Total sales at the nation's three major bookstore chains rose 2.9% in the first quarter, ended April 30, to $2.06 billion. Books-A-Million, with sales up 4.7%, to $113 million, had the fastest-growing quarter, benefiting from an increase in comparable-store sales of 3.6%. Borders Group had the slowest growth in the period, as a 13% decline in music sales offset gains in book sales. The company said same-store sales for books rose in the low single digits. "The first quarter was a disappointment for us," Borders chairman Greg Josefowicz acknowledged in a conference call with analysts to discuss company results. Barnes & Noble's sales increased 3.7%, led by a 5% increase in superstore sales.
All three companies reported that while sales of bestsellers were soft in the quarter, the decline was more than made up for by increases in other segments. Bestseller sales at Borders fell 30%, but solid gains were recorded in the fiction (particularly African-American), children's, religion, business and graphic novel categories. At BAM, the best performing categories included fiction, children's, cooking, inspirational, teen interest and humor. B&N limited its remarks to noting that slower sales of bestsellers were offset by "solid business overall."
The release of Harry Potter and the Half-Blood Prince will bring increases at all three chains for the second quarter. B&N predicted that comparable superstore sales will increase by mid-single digits; Borders is looking for superstore same-store sales growth in the low single digits, but noted that excluding Potter, same-store sales will be flat, once again dragged down by slow music sales. Both B&N and Borders said they expect the vast majority of Potter's sales in the first few weeks after the book's release.

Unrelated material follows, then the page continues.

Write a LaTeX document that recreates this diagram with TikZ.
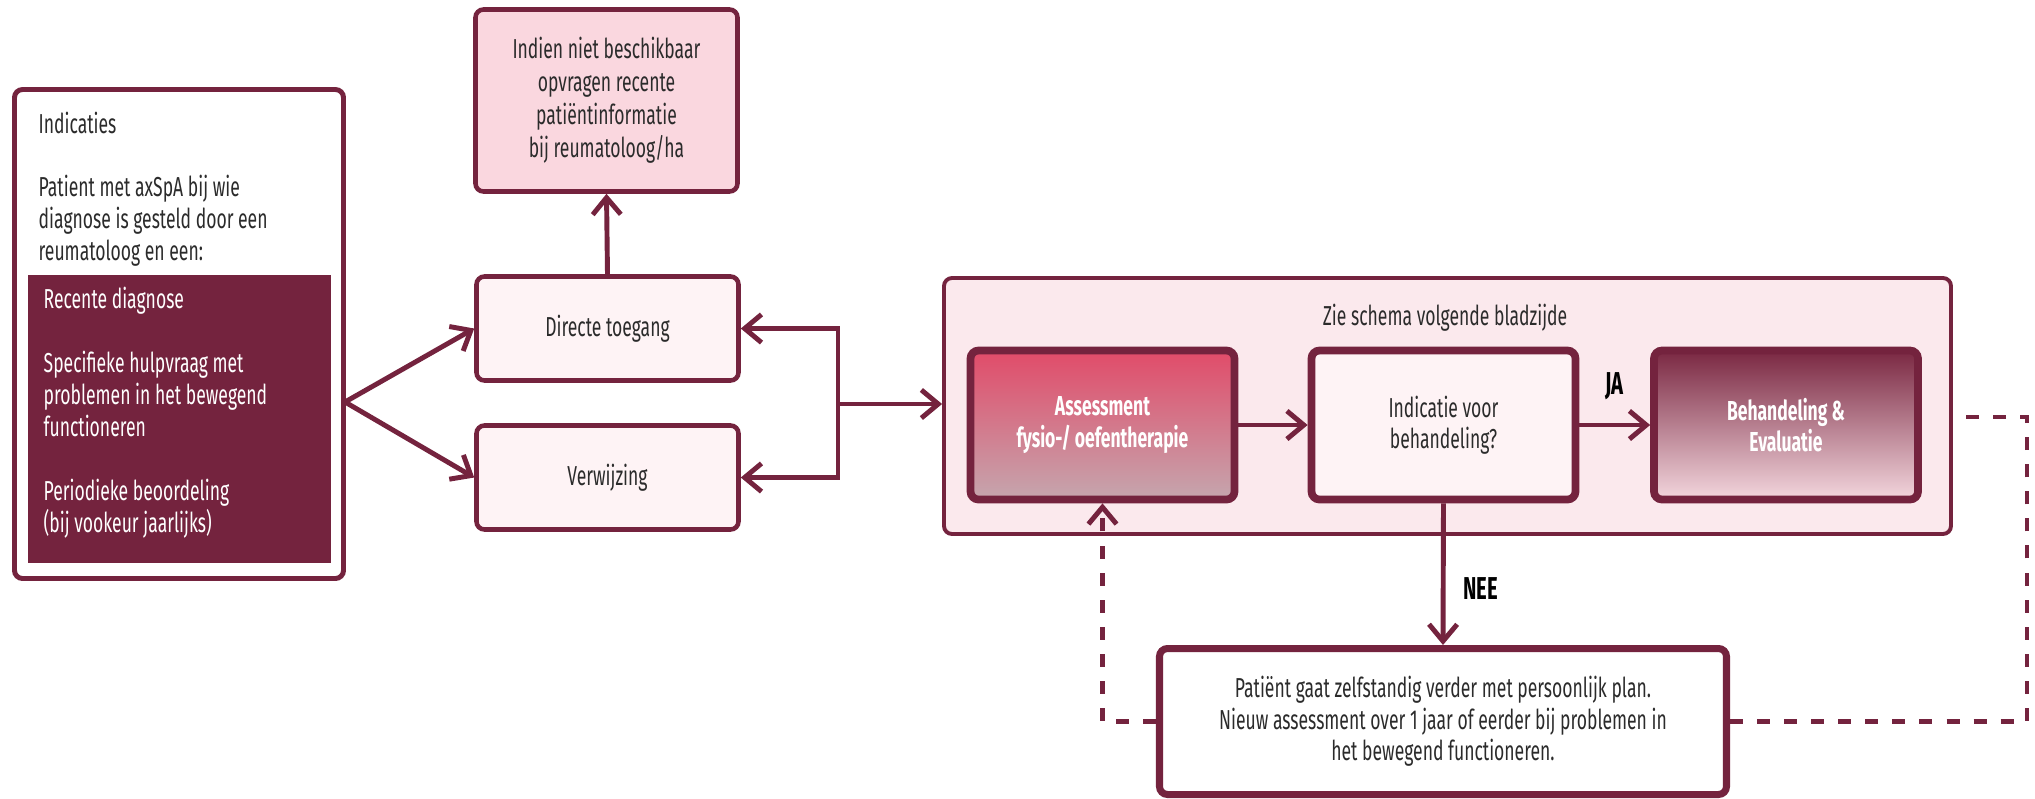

Both Josefowicz and B&N CEO Steve Riggio said they are encouraged by the lineup of new releases beyond Potter. Riggio called David McCullough's forthcoming 1776 "magnificent," and said fiction sales should get a boost from new works from Janet Evanovich, James Patterson and Terry McMillan.
Riggio on Prices
B&N executives, led by Steve Riggio and company chairman Len Riggio, have long been the most outspoken industry members on the need to keep book prices down. So it was surprising to hear Riggio, during the quarterly analysts' conference call, say that over the next two to three years, "a little bit of price inflation can probably help the business." Riggio said that while price increases had been "out of contol" in the late 1990s, prices are now at a "good place," and that the industry could "benefit a bit from upward pricing."